Brief :: Every line below is to be copied exactly, with the pictures left out.

★ ★ ★ ★ ★

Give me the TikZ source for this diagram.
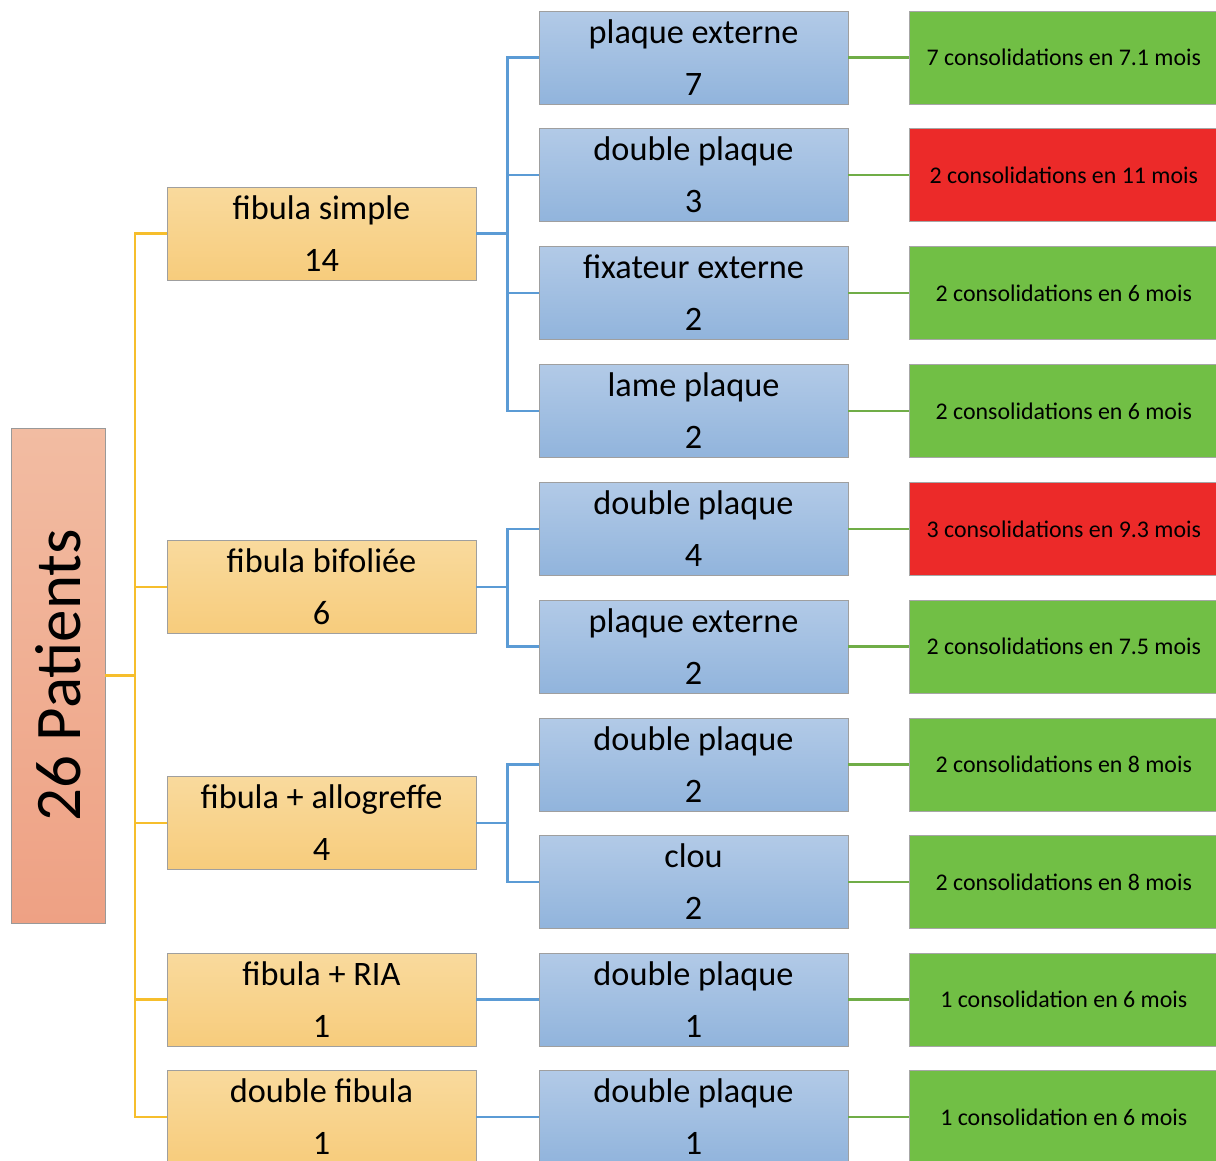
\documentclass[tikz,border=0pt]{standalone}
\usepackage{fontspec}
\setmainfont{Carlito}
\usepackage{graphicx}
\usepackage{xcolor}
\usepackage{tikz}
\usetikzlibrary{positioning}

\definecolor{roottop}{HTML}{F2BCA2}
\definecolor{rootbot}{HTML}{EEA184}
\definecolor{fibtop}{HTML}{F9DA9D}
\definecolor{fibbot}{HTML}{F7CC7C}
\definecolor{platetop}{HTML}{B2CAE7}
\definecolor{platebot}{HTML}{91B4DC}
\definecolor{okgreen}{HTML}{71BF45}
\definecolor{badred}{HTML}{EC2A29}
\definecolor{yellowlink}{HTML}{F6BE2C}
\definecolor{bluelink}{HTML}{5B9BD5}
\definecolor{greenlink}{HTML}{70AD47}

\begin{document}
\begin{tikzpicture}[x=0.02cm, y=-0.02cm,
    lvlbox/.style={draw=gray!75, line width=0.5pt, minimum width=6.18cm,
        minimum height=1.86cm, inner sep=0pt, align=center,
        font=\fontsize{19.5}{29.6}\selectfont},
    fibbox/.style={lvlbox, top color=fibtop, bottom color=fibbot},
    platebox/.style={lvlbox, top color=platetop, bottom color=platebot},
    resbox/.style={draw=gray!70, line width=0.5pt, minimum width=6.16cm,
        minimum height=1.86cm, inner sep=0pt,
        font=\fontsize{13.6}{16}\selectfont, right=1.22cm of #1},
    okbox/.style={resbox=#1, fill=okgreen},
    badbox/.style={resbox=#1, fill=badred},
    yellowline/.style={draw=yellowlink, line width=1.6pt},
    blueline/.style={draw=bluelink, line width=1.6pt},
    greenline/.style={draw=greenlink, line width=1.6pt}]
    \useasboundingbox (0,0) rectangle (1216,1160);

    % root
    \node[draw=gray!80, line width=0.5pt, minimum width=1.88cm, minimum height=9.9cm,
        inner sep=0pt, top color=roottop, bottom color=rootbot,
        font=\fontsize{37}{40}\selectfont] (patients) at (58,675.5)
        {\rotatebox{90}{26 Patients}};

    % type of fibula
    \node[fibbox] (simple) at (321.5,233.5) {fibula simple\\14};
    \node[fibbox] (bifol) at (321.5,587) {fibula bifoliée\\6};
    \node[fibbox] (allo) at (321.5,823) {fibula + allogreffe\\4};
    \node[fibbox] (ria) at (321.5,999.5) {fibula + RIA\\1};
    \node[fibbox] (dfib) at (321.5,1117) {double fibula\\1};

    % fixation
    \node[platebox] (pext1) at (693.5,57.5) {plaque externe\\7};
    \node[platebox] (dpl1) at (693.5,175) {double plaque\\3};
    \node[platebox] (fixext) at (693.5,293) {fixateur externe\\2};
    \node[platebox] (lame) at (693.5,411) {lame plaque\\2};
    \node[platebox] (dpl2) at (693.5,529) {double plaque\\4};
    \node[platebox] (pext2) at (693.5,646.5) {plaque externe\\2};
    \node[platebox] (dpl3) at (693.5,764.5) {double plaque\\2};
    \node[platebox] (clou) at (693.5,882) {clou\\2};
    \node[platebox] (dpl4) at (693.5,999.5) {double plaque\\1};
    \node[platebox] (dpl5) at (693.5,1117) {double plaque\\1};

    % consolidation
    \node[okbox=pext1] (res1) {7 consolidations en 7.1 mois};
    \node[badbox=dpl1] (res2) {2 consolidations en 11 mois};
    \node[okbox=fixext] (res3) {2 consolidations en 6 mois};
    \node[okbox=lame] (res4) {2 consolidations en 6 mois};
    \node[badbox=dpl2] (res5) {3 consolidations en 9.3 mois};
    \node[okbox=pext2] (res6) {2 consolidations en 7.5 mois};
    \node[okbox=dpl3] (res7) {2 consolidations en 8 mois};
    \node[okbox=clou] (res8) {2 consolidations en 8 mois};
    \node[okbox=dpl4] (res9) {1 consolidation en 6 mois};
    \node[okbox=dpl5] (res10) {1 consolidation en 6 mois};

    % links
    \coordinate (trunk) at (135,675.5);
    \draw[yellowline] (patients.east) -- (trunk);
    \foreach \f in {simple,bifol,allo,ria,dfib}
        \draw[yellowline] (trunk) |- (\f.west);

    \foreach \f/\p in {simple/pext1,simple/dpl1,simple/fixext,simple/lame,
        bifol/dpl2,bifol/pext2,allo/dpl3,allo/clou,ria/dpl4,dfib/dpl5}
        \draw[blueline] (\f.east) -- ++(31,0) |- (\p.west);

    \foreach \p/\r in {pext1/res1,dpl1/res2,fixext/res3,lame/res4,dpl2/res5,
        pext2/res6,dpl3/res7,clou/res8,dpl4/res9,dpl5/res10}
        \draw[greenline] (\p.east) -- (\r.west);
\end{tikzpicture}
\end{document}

★ ★ ★ ★ ★

Output of the task ::
Give me the TikZ source for this diagram.
\documentclass[tikz,border=0pt]{standalone}
\usepackage{fontspec}
\setmainfont{Carlito}
\usepackage{graphicx}
\usepackage{xcolor}
\usepackage{tikz}
\usetikzlibrary{positioning}

\definecolor{roottop}{HTML}{F2BCA2}
\definecolor{rootbot}{HTML}{EEA184}
\definecolor{fibtop}{HTML}{F9DA9D}
\definecolor{fibbot}{HTML}{F7CC7C}
\definecolor{platetop}{HTML}{B2CAE7}
\definecolor{platebot}{HTML}{91B4DC}
\definecolor{okgreen}{HTML}{71BF45}
\definecolor{badred}{HTML}{EC2A29}
\definecolor{yellowlink}{HTML}{F6BE2C}
\definecolor{bluelink}{HTML}{5B9BD5}
\definecolor{greenlink}{HTML}{70AD47}

\begin{document}
\begin{tikzpicture}[x=0.02cm, y=-0.02cm,
    lvlbox/.style={draw=gray!75, line width=0.5pt, minimum width=6.18cm,
        minimum height=1.86cm, inner sep=0pt, align=center,
        font=\fontsize{19.5}{29.6}\selectfont},
    fibbox/.style={lvlbox, top color=fibtop, bottom color=fibbot},
    platebox/.style={lvlbox, top color=platetop, bottom color=platebot},
    resbox/.style={draw=gray!70, line width=0.5pt, minimum width=6.16cm,
        minimum height=1.86cm, inner sep=0pt,
        font=\fontsize{13.6}{16}\selectfont, right=1.22cm of #1},
    okbox/.style={resbox=#1, fill=okgreen},
    badbox/.style={resbox=#1, fill=badred},
    yellowline/.style={draw=yellowlink, line width=1.6pt},
    blueline/.style={draw=bluelink, line width=1.6pt},
    greenline/.style={draw=greenlink, line width=1.6pt}]
    \useasboundingbox (0,0) rectangle (1216,1160);

    % root
    \node[draw=gray!80, line width=0.5pt, minimum width=1.88cm, minimum height=9.9cm,
        inner sep=0pt, top color=roottop, bottom color=rootbot,
        font=\fontsize{37}{40}\selectfont] (patients) at (58,675.5)
        {\rotatebox{90}{26 Patients}};

    % type of fibula
    \node[fibbox] (simple) at (321.5,233.5) {fibula simple\\14};
    \node[fibbox] (bifol) at (321.5,587) {fibula bifoliée\\6};
    \node[fibbox] (allo) at (321.5,823) {fibula + allogreffe\\4};
    \node[fibbox] (ria) at (321.5,999.5) {fibula + RIA\\1};
    \node[fibbox] (dfib) at (321.5,1117) {double fibula\\1};

    % fixation
    \node[platebox] (pext1) at (693.5,57.5) {plaque externe\\7};
    \node[platebox] (dpl1) at (693.5,175) {double plaque\\3};
    \node[platebox] (fixext) at (693.5,293) {fixateur externe\\2};
    \node[platebox] (lame) at (693.5,411) {lame plaque\\2};
    \node[platebox] (dpl2) at (693.5,529) {double plaque\\4};
    \node[platebox] (pext2) at (693.5,646.5) {plaque externe\\2};
    \node[platebox] (dpl3) at (693.5,764.5) {double plaque\\2};
    \node[platebox] (clou) at (693.5,882) {clou\\2};
    \node[platebox] (dpl4) at (693.5,999.5) {double plaque\\1};
    \node[platebox] (dpl5) at (693.5,1117) {double plaque\\1};

    % consolidation
    \node[okbox=pext1] (res1) {7 consolidations en 7.1 mois};
    \node[badbox=dpl1] (res2) {2 consolidations en 11 mois};
    \node[okbox=fixext] (res3) {2 consolidations en 6 mois};
    \node[okbox=lame] (res4) {2 consolidations en 6 mois};
    \node[badbox=dpl2] (res5) {3 consolidations en 9.3 mois};
    \node[okbox=pext2] (res6) {2 consolidations en 7.5 mois};
    \node[okbox=dpl3] (res7) {2 consolidations en 8 mois};
    \node[okbox=clou] (res8) {2 consolidations en 8 mois};
    \node[okbox=dpl4] (res9) {1 consolidation en 6 mois};
    \node[okbox=dpl5] (res10) {1 consolidation en 6 mois};

    % links
    \coordinate (trunk) at (135,675.5);
    \draw[yellowline] (patients.east) -- (trunk);
    \foreach \f in {simple,bifol,allo,ria,dfib}
        \draw[yellowline] (trunk) |- (\f.west);

    \foreach \f/\p in {simple/pext1,simple/dpl1,simple/fixext,simple/lame,
        bifol/dpl2,bifol/pext2,allo/dpl3,allo/clou,ria/dpl4,dfib/dpl5}
        \draw[blueline] (\f.east) -- ++(31,0) |- (\p.west);

    \foreach \p/\r in {pext1/res1,dpl1/res2,fixext/res3,lame/res4,dpl2/res5,
        pext2/res6,dpl3/res7,clou/res8,dpl4/res9,dpl5/res10}
        \draw[greenline] (\p.east) -- (\r.west);
\end{tikzpicture}
\end{document}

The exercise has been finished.